1.25      The Hon Stephen Ciobo MP went on to state:

If this measure were not enacted, the cut to the company tax rate would entail an increase in the benefit provided by the R&D tax incentive relative to the normal treatment of business expenses.[19]

1.26      The Department of Industry noted that as part of the process of Budget repair, the government sought savings from a wide range of areas:

As part of this process, the Government made a difficult decision to reduce the rate of benefit to all companies under the R&D Tax Incentive effective from 1 July 2014, subject to legislative processes.[20]

1.27      With regard to consultation, the Explanatory Memorandum stated:

Targeted confidential consultation was undertaken on exposure draft legislation with affected stakeholder bodies.
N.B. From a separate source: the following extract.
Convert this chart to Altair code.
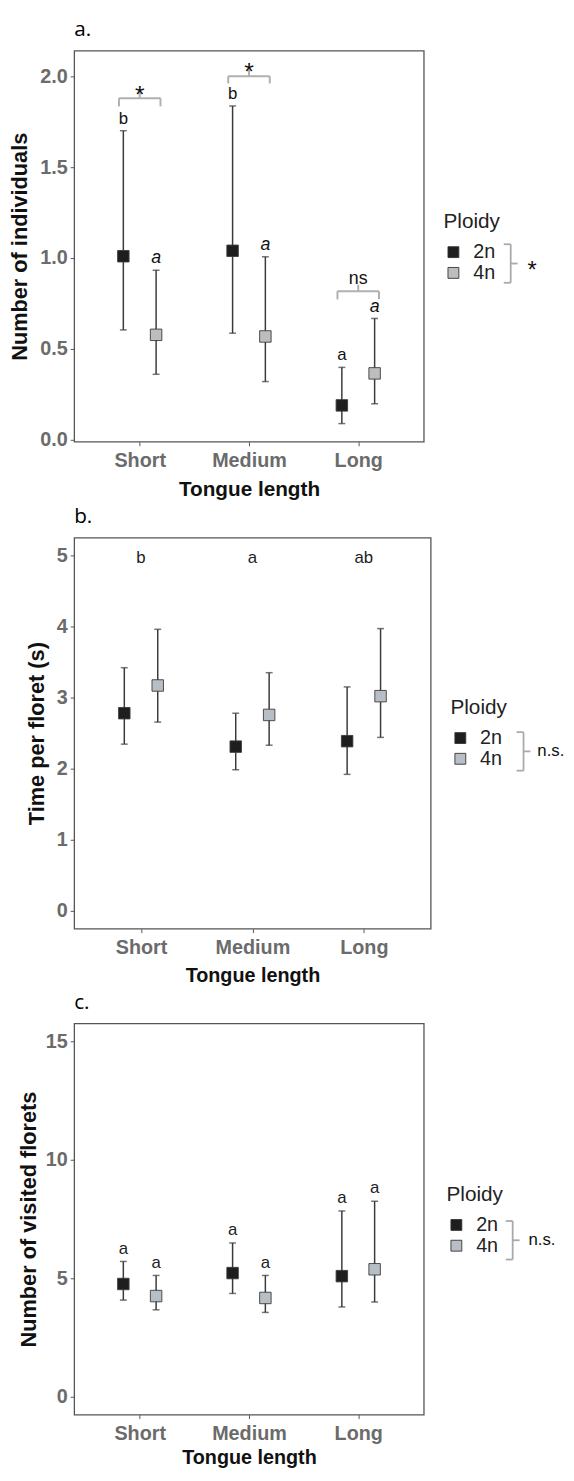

No concerns were raised during consultation.[21]

Schedule 4—deductable gift recipients

1.28      Schedule 4 proposes to amend the ITAA 1997 to update the list of specifically listed deductable gift recipients (DGRs).

1.29      DGR status assists eligible entities and funds to attract public financial support for their activities. The income tax law allows taxpayers to claim income tax deductions for gifts of two dollars or more to DGRs.[22]

1.30      The amendments proposed in schedule 4 will add Australian Schools Plus Ltd, East African Fund and the Mindaroo Foundation Trust as specifically listed DGRs.[23]

Consideration of the bill by other committees

Senate Scrutiny of Bills Committee

1.31      The Senate Standing Committee for the Scrutiny of Bills assesses legislative proposals against a set of accountability standards that focus on the effect of proposed legislation on individual rights, liberties and obligations, and on parliamentary propriety. The Scrutiny of Bills Committee—which reported on the bill in its twelfth Alert Digest of 2014—focused on the retrospective application of the proposed amendments. The Scrutiny of Bills Committee noted that the proposed measures in schedule 1—abolishing the mature age worker tax offset and schedule 3––rates of the R&D tax offset, commence on 1 July 2014. The Scrutiny of Bills Committee noted that both measures were announced in the 2014–15 Budget, and made no further comment on the bill.[24]

Parliamentary Joint Committee on Human Rights

1.32      One of the functions of the Parliamentary Joint Committee on Human Rights (PJCHR) is to examine bills for compatibility with human rights, and to report to both Houses of the Parliament on that issue.[25] The PJCHR considered that the bill was 'compatible with human rights'.[26]